Jennifer Lopez-Led "Unstoppable" Pauses Production due to WGA Strike


Thu 01 Jun 2023 | 12:43 PM
Jennifer Lopez
Jennifer Lopez
Yara Sameh

Production on "Unstoppable" has been put on hold — at least for now.

Shooting on the wrestling drama, starring Jennifer Lopez and Jharrel Jerome, halted Wednesday morning following WGA picketing at their shooting location near USC.

Somewhere between 15 and 25 picketers arrived at Unstoppable‘s base camp for the day around 4:30 a.m., with strikers working to maintain a lockdown on a site with numerous entrances. 

Sources told Deadline that momentum on the picket line really picked up around 6 a.m. Another close to the situation noted that this is the first time the production has been picketed, though shooting has been taking place for at least two weeks.

The second feature project from Artists Equity, the new production company that Ben Affleck and Matt Damon co-founded with RedBird Capital, following the critically acclaimed Nike drama Air, which closed out this year’s SXSW Film Festival before going on to debut in theaters and on Prime Video.

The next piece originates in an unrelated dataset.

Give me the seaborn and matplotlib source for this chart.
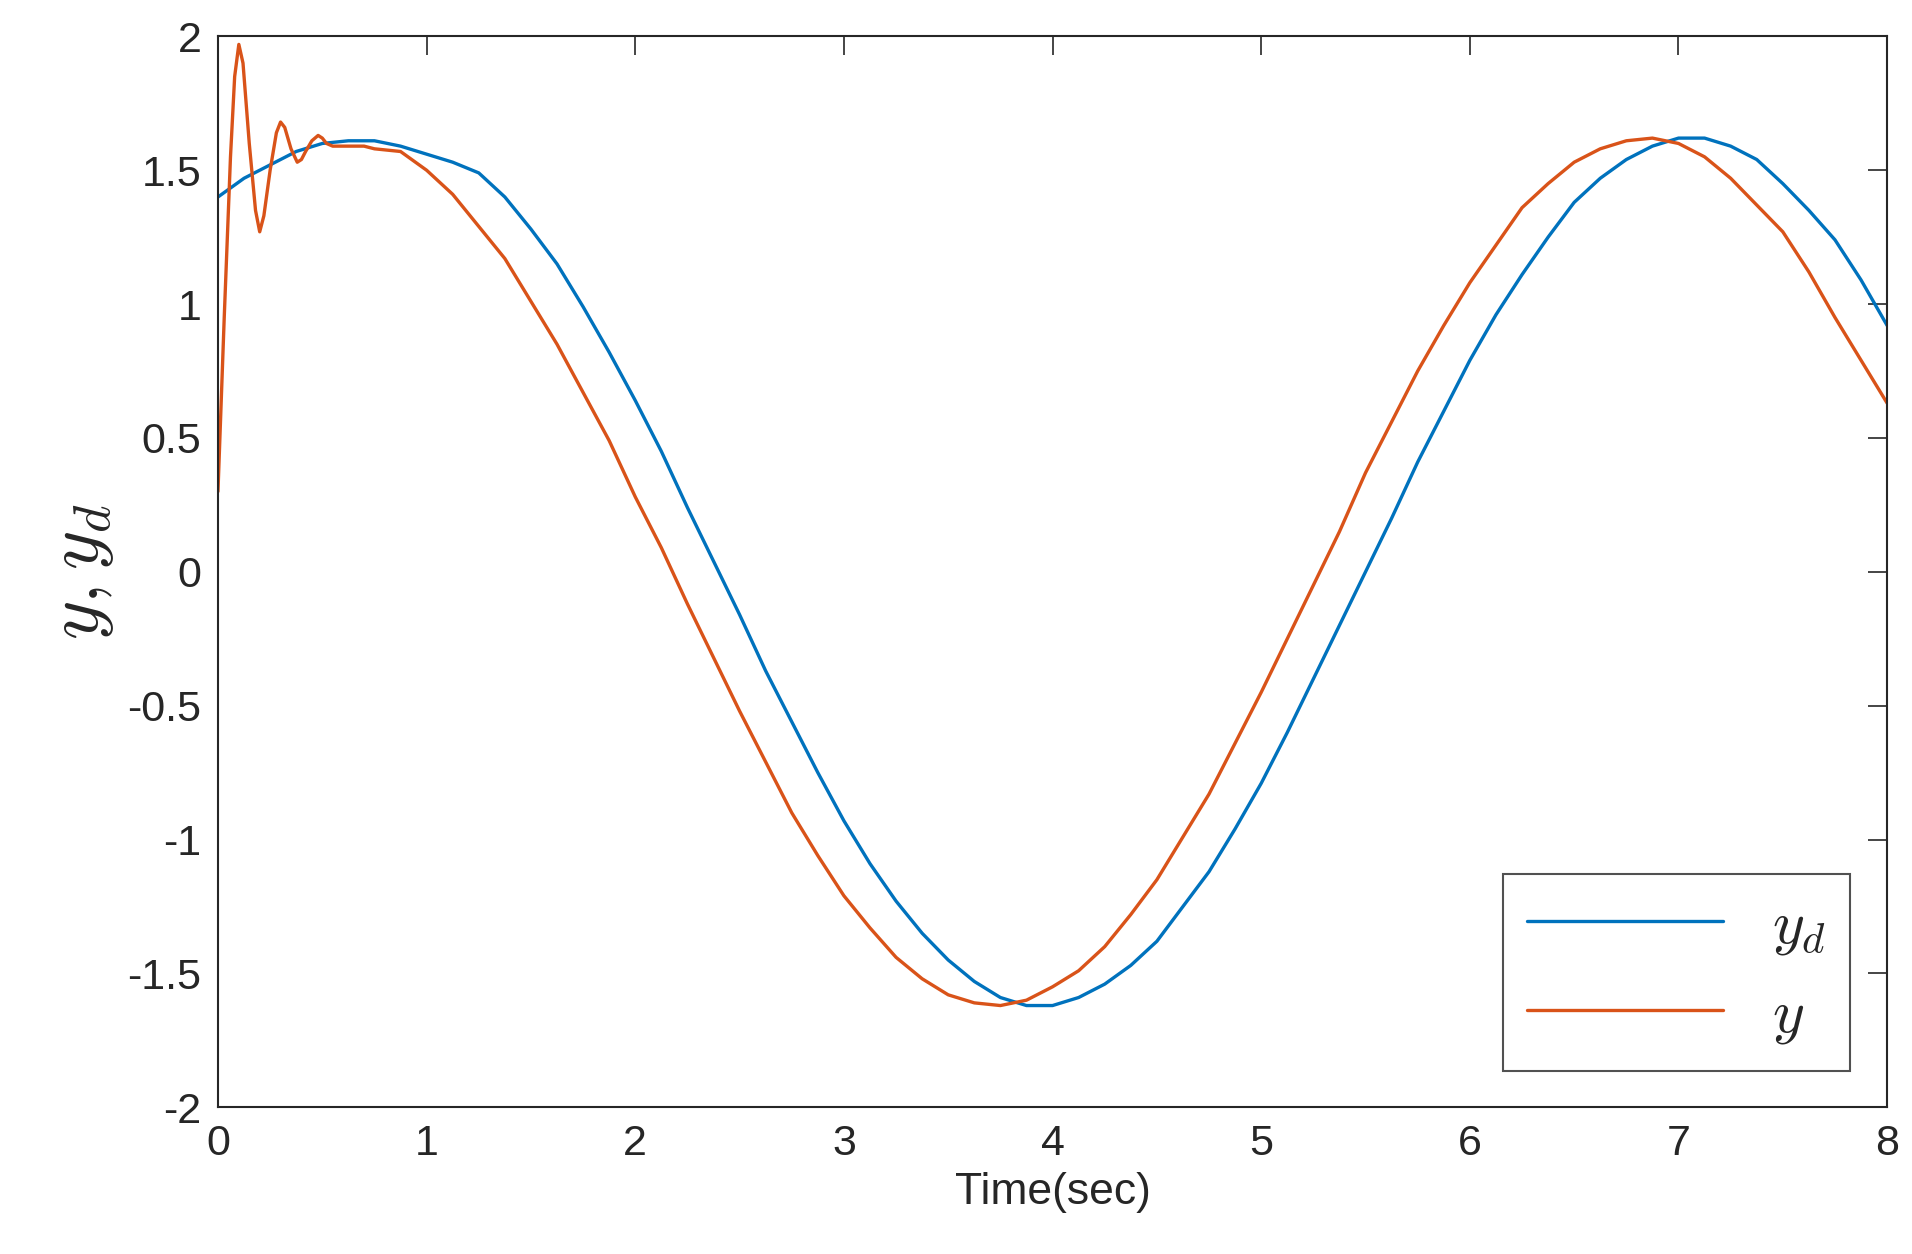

"Unstoppable" tells the true story of Anthony Robles (Jerome), a three-time All-American wrestler born with one leg who prevailed in a national championship at Arizona State.

Billy Goldenberg, the Academy Award-winning editor who has previously worked with Affleck on films like Argo, here makes his feature debut as director, working closely on the project with Robles. 

In conversation with the outlet, one member of Unstoppable‘s crew mused that there’s “a huge irony that the WGA is targeting a company like Artists Equity, which is actually designed to try to provide equitable wages for all. The WGA needs to differentiate how they’re approaching these things because they’re essentially picketing an independent production whose very thesis is making sure there’s fair wages for all.”

Artists Equity had talked at the launch about expanding the set of those garnering profit participation, providing “performance-based incentives to creators and crew that allow all participants in the production value chain to share in profits.”

The Writers Guild of America (WGA) strike began on May 2. More than 11,000 members of the WGA Writers are taking action over pay and a greater share of the profits from streaming services.

They are also campaigning for a higher salary floor and would like reassurances regarding fears on the use of artificial intelligence in scriptwriting, asking the Alliance of Motion Picture and Television Producers for a guarantee that it won’t be “used as source material,” thereby negating the need for actual writers.